Aniko Bodroghkozy in “Is This What You Mean by Color TV?” analyses public reaction to Julia, the first sitcom since the early 1950s to feature an African-American, Diahann Carroll, in its starring role. By concentrating on its reception, Bodroghkozy argues that “Julia functioned as a symptomatic text–symptomatic of the racial tensions and reconfigurations of its time” (144). Her tactics included analyzing viewer response mail, leading her to conclude that viewers were attempting to come to grips with racial difference; and by reading producer script files, she surmised that the production team constantly struggled to produce relevant images of African-Americans in the context of the civil rights movement.
The “new woman audience” that the networks were courting in the 1980s is the subject of D’Acci and Deming’s articles. D’Acci’s study of the police women genre show Cagney and Lacey led her to examine production files and interview the producers and writers to analyze the elaborate bargaining that ensued between the television producers, the network, the audience, critics, and public interest groups, relating this to the ongoing concerns of the women’s movement. She details how Cagney and Lacey struggled with the terms of femininity as it was played out on prime-time television–for instance, charges of lesbianism against the actors, problems with sexual harassment and the pain of the biological clock. Robert H. Deming is good when he argues that our interpretation of the “new women,” as exemplified by Kate and Allie, is contingent on our memories of sitcom women of the past, from ditzy gals like Lucy to goody- two-shoes like Mary Tyler Moore; but he is irritating when he tries to make a case for the program constructing and defining forms of female subjectivity.
The last two articles are concerned with contemporary television melodrama and the insertion of this “feminine” genre into a broad spectrum of programming. Sandy Flittermann-Lewis adopts a rather obtuse psychoanalytic- semiotic model to analysize how weddings are used in soap operas to contribute to the flow of narrative actions, concluding that they function as a return to the cinematic past. Lynne Joyrich examines the prevalence of the melodrama into diverse forms and textures of contemporary television, such as daytime soap operas, prime-time soaps, made-for-TV movies, crime dramatizations, and the growth of the therapeutic ethos. She maintains that “melodrama is thus an ideal form for postmodern culture and for television” (246), but I am not at all persuaded that such genres can, as she believes, “steel women for resistance” (247). Rather than reading melodramas against the grain and providing my own ironic commentaries, I would instead prefer to turn the set off.
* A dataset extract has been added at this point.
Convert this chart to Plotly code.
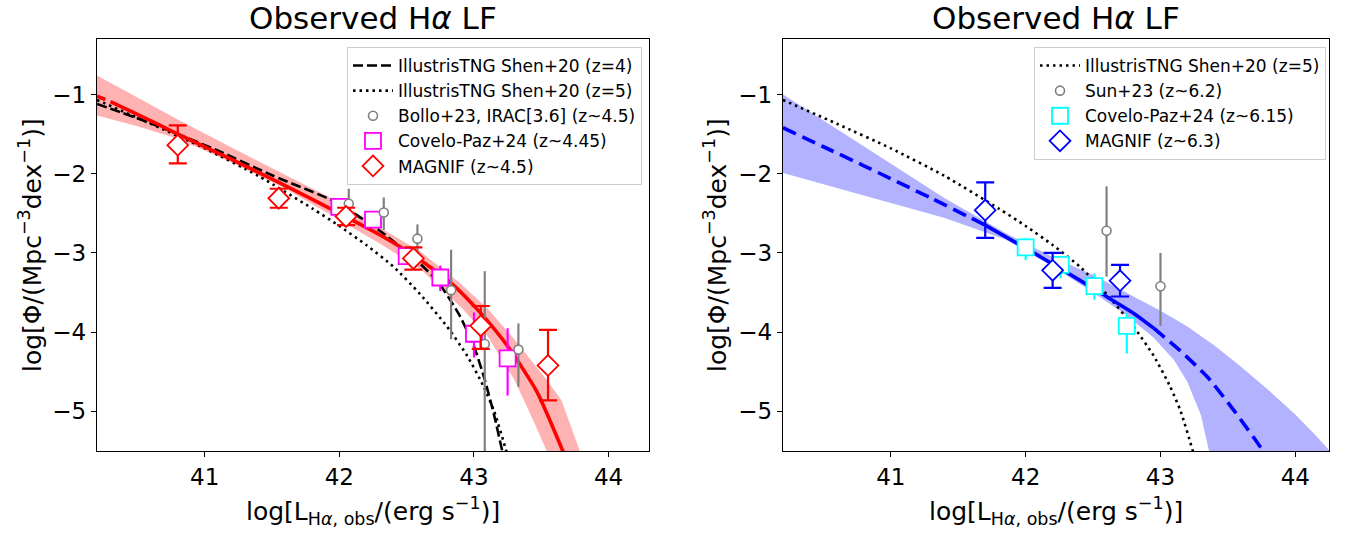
import plotly.graph_objects as go

# ---------------- data: left panel (z ~ 4.5) ----------------
tng4_x = [40.2, 40.5, 40.8, 41.1, 41.5, 41.975, 42.3, 42.57, 42.73, 42.89, 43.0, 43.08, 43.15, 43.21, 43.25]
tng4_y = [-1.12, -1.30, -1.50, -1.71, -2.02, -2.36, -2.72, -3.09, -3.36, -3.78, -4.18, -4.60, -5.05, -5.50, -5.80]

tng5_x = [40.2, 40.6, 41.0, 41.4, 41.8, 42.0, 42.2, 42.4, 42.6, 42.8, 42.95, 43.07, 43.15, 43.24, 43.28]
tng5_y = [-1.07, -1.37, -1.68, -2.03, -2.44, -2.66, -2.90, -3.17, -3.52, -3.93, -4.30, -4.68, -5.00, -5.50, -5.75]

fit45_x = [40.2, 40.3, 40.5, 40.8, 41.2, 41.55, 42.0, 42.3, 42.55, 42.83, 43.05, 43.26, 43.47, 43.66, 43.72]
fit45_y = [-1.02, -1.09, -1.25, -1.50, -1.82, -2.11, -2.50, -2.77, -3.03, -3.38, -3.76, -4.20, -4.76, -5.50, -5.75]
fit45_solid_from = 40.3

band45_x = [40.2, 40.5, 40.8, 41.2, 41.6, 42.0, 42.3, 42.6, 42.9, 43.1, 43.3, 43.45, 43.54, 43.65, 43.79, 43.85]
band45_hi = [-0.76, -1.04, -1.315, -1.67, -2.02, -2.36, -2.68, -2.98, -3.385, -3.70, -4.09, -4.40, -4.60, -4.86, -5.50, -5.80]
band45_lo = [-1.265, -1.40, -1.56, -1.86, -2.19, -2.58, -2.88, -3.20, -3.68, -4.05, -4.60, -5.15, -5.50, -6.00, -6.80, -7.00]

bollo_x = [42.07, 42.33, 42.58, 42.83, 43.08, 43.33]
bollo_y = [-2.38, -2.49, -2.82, -3.47, -4.15, -4.22]
bollo_hi = [-2.19, -2.30, -2.64, -2.96, -3.23, -3.89]
bollo_lo = [-2.55, -2.71, -3.00, -4.09, -5.60, -4.69]

cp45_x = [42.0, 42.25, 42.5, 42.75, 43.0, 43.25]
cp45_y = [-2.42, -2.58, -3.04, -3.31, -4.02, -4.33]
cp45_hi = [-2.38, -2.52, -2.99, -3.16, -3.75, -3.95]
cp45_lo = [-2.46, -2.65, -3.10, -3.48, -4.32, -4.80]

mag45_x = [40.80, 41.55, 42.05, 42.55, 43.05, 43.55]
mag45_y = [-1.64, -2.31, -2.54, -3.07, -3.92, -4.42]
mag45_hi = [-1.39, -2.19, -2.43, -2.93, -3.67, -3.97]
mag45_lo = [-1.87, -2.43, -2.65, -3.21, -4.21, -4.86]

# ---------------- data: right panel (z ~ 6.3) ----------------
fit63_x = [40.2, 40.5, 40.8, 41.3, 41.7, 42.0, 42.3, 42.55, 42.8, 42.95, 43.15, 43.35, 43.55, 43.76, 43.82]
fit63_y = [-1.42, -1.66, -1.90, -2.31, -2.65, -2.94, -3.24, -3.50, -3.76, -3.95, -4.24, -4.57, -5.00, -5.50, -5.70]
fit63_solid = [41.7, 42.95]

band63_hi_x = [40.2, 40.6, 41.0, 41.4, 41.85, 42.2, 42.5, 42.75, 43.0, 43.2, 43.4, 43.6, 43.8, 44.0, 44.15, 44.3]
band63_hi = [-1.00, -1.44, -1.87, -2.31, -2.75, -3.05, -3.28, -3.50, -3.73, -3.93, -4.17, -4.44, -4.73, -5.04, -5.30, -5.58]
band63_lo_x = [40.2, 40.6, 41.0, 41.4, 41.85, 42.2, 42.5, 42.75, 42.95, 43.1, 43.2, 43.3, 43.36, 43.42]
band63_lo = [-1.99, -2.18, -2.37, -2.56, -2.83, -3.17, -3.50, -3.79, -4.07, -4.35, -4.63, -5.05, -5.50, -6.00]

sun_x = [42.60, 43.00]
sun_y = [-2.72, -3.42]
sun_hi = [-2.16, -3.00]
sun_lo = [-3.30, -3.92]

cp6_x = [42.0, 42.26, 42.51, 42.75]
cp6_y = [-2.93, -3.15, -3.42, -3.92]
cp6_hi = [-2.81, -3.05, -3.26, -3.76]
cp6_lo = [-3.09, -3.32, -3.59, -4.27]

mag63_x = [41.70, 42.20, 42.70]
mag63_y = [-2.46, -3.22, -3.35]
mag63_hi = [-2.11, -3.00, -3.15]
mag63_lo = [-2.81, -3.44, -3.55]

xticks = [41, 42, 43, 44]
yticks = [-1, -2, -3, -4, -5]

FONT = "DejaVu Sans"
W, H = 1347, 534

fig = go.Figure()


def band(xh, hi, xl, lo, color, xa, ya):
    fig.add_trace(go.Scatter(
        x=list(xh) + list(xl)[::-1], y=list(hi) + list(lo)[::-1],
        fill="toself", fillcolor=color, line=dict(width=0), mode="lines",
        hoverinfo="skip", showlegend=False, xaxis=xa, yaxis=ya))


def line(x, y, color, width, dash, xa, ya, name=None, legend="legend", rank=1000, show=False):
    fig.add_trace(go.Scatter(
        x=x, y=y, mode="lines", name=name, showlegend=show, legend=legend, legendrank=rank,
        legendgroup=(name or "") + legend,
        line=dict(color=color, width=width, dash=dash, shape="spline", smoothing=0.6),
        xaxis=xa, yaxis=ya))


def points(x, y, hi, lo, color, symbol, size, lw, capw, name, xa, ya, legend, rank):
    fig.add_trace(go.Scatter(
        x=x, y=y, mode="markers", name=name, legend=legend, legendrank=rank,
        legendgroup=name + legend,
        marker=dict(symbol=symbol, size=size, color="white", line=dict(color=color, width=lw)),
        error_y=dict(type="data", symmetric=False,
                     array=[h - v for h, v in zip(hi, y)],
                     arrayminus=[v - l for v, l in zip(y, lo)],
                     color=color, thickness=2.2, width=capw),
        xaxis=xa, yaxis=ya))


def split(x, y, lo, hi):
    sx = [a for a in x if lo <= a <= hi]
    sy = [b for a, b in zip(x, y) if lo <= a <= hi]
    return sx, sy


DASH_TNG = "10px,4px"
DOT_TNG = "2.5px,4px"

# ----- left panel -----
band(band45_x, band45_hi, band45_x, band45_lo, "rgba(255,0,0,0.3)", "x", "y")
line(tng4_x, tng4_y, "black", 2.6, DASH_TNG, "x", "y", "IllustrisTNG Shen+20 (z=4)", "legend", 1, True)
line(tng5_x, tng5_y, "black", 2.6, DOT_TNG, "x", "y", "IllustrisTNG Shen+20 (z=5)", "legend", 2, True)
sx, sy = split(fit45_x, fit45_y, -1e9, fit45_solid_from)
line(sx, sy, "red", 3.6, "9px,6px", "x", "y")
sx, sy = split(fit45_x, fit45_y, fit45_solid_from, 1e9)
line(sx, sy, "red", 3.6, "solid", "x", "y")
points(cp45_x, cp45_y, cp45_hi, cp45_lo, "magenta", "square", 16, 1.8, 0,
       "Covelo-Paz+24 (z~4.45)", "x", "y", "legend", 4)
points(bollo_x, bollo_y, bollo_hi, bollo_lo, "gray", "circle", 9, 1.6, 0,
       "Bollo+23, IRAC[3.6] (z~4.5)", "x", "y", "legend", 3)
points(mag45_x, mag45_y, mag45_hi, mag45_lo, "red", "diamond", 16, 1.8, 9,
       "MAGNIF (z~4.5)", "x", "y", "legend", 5)

# ----- right panel -----
band(band63_hi_x, band63_hi, band63_lo_x, band63_lo, "rgba(0,0,255,0.3)", "x2", "y2")
line(tng5_x, tng5_y, "black", 2.6, DOT_TNG, "x2", "y2", "IllustrisTNG Shen+20 (z=5)", "legend2", 1, True)
sx, sy = split(fit63_x, fit63_y, -1e9, fit63_solid[0])
line(sx, sy, "blue", 3.6, "14px,7px", "x2", "y2")
sx, sy = split(fit63_x, fit63_y, fit63_solid[0], fit63_solid[1])
line(sx, sy, "blue", 3.6, "solid", "x2", "y2")
sx, sy = split(fit63_x, fit63_y, fit63_solid[1], 1e9)
line(sx, sy, "blue", 3.6, "14px,7px", "x2", "y2")
points(sun_x, sun_y, sun_hi, sun_lo, "gray", "circle", 9, 1.6, 0,
       "Sun+23 (z~6.2)", "x2", "y2", "legend2", 2)
points(cp6_x, cp6_y, cp6_hi, cp6_lo, "cyan", "square", 16, 1.8, 0,
       "Covelo-Paz+24 (z~6.15)", "x2", "y2", "legend2", 3)
points(mag63_x, mag63_y, mag63_hi, mag63_lo, "blue", "diamond", 16, 1.8, 9,
       "MAGNIF (z~6.3)", "x2", "y2", "legend2", 4)

ydom = [1 - 451 / H, 1 - 39 / H]
axis_common = dict(showline=True, linecolor="black", linewidth=1.3, mirror=True,
                   ticks="outside", ticklen=5, tickwidth=1.3, tickcolor="black",
                   showgrid=False, zeroline=False,
                   tickfont=dict(family=FONT, size=23, color="black"))

legend_common = dict(y=1 - 47 / H, yanchor="top", xanchor="right",
                     bgcolor="white", bordercolor="#cccccc", borderwidth=1,
                     font=dict(family=FONT, size=17, color="black"),
                     traceorder="grouped", tracegroupgap=0, itemwidth=40)

fig.update_layout(
    width=W, height=H, margin=dict(l=0, r=0, t=0, b=0),
    paper_bgcolor="white", plot_bgcolor="white",
    font=dict(family=FONT, color="black"),
    xaxis=dict(domain=[97 / W, 649 / W], range=[40.2, 44.3], tickvals=xticks, anchor="y", **axis_common),
    yaxis=dict(domain=ydom, range=[-5.5, -0.3], tickvals=yticks, anchor="x", **axis_common),
    xaxis2=dict(domain=[783 / W, 1329 / W], range=[40.2, 44.25], tickvals=xticks, anchor="y2", **axis_common),
    yaxis2=dict(domain=ydom, range=[-5.5, -0.3], tickvals=yticks, anchor="x2", **axis_common),
    legend=dict(x=642 / W, **legend_common),
    legend2=dict(x=1326 / W, **legend_common),
    showlegend=True,
)

title_txt = "Observed H<i>α</i> LF"
xlab = "log[L<sub>H<i>α</i>, obs</sub>/(erg s<sup>−1</sup>)]"
ylab = "log[Φ/(Mpc<sup>−3</sup>dex<sup>−1</sup>)]"
ann = []
for cx, ylx in [((97 + 649) / 2, 30), ((783 + 1329) / 2, 715)]:
    ann.append(dict(x=cx / W, y=1 - 18 / H, xref="paper", yref="paper", text=title_txt,
                    showarrow=False, xanchor="center", yanchor="middle",
                    font=dict(family=FONT, size=31, color="black")))
    ann.append(dict(x=cx / W, y=1 - 511 / H, xref="paper", yref="paper", text=xlab,
                    showarrow=False, xanchor="center", yanchor="middle",
                    font=dict(family=FONT, size=25, color="black")))
    ann.append(dict(x=ylx / W, y=1 - 245 / H, xref="paper", yref="paper", text=ylab,
                    showarrow=False, xanchor="center", yanchor="middle", textangle=-90,
                    font=dict(family=FONT, size=25, color="black")))
fig.update_layout(annotations=ann)

fig.write_html("out.html")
On the practical side, the last chapter in Private Screenings is a “Source Guide to TV Family Comedy, Drama, and Serial Drama, 1946-1970” contained at the UCLA Film and Television Archive, the Wisconsin Center for Film and Theater Research, the Museum of Broadcasting, and the Museum of Broadcast Communications at River City. As well, William Lafferty has compiled a guide to alternative sources of television programming for research, including video dealers and the collectors market.
Works Cited
- Douglas, Susan J. “Notes Toward a History of Media Audiences.” Radical History Review 54 (1992): 127-38.
- Gamman, Lorraine. “Feminism and Youth Culture: from Jackie to Just Seventeen and Schoolgirl Fiction” [book review]. Feminist Review 41 (Summer 1992): 121.
- Ginzburg, Carlo. “Morelli, Freud and Sherlock Holmes: Clues and Scientific Method.” History Workshop 9 (1990): 24.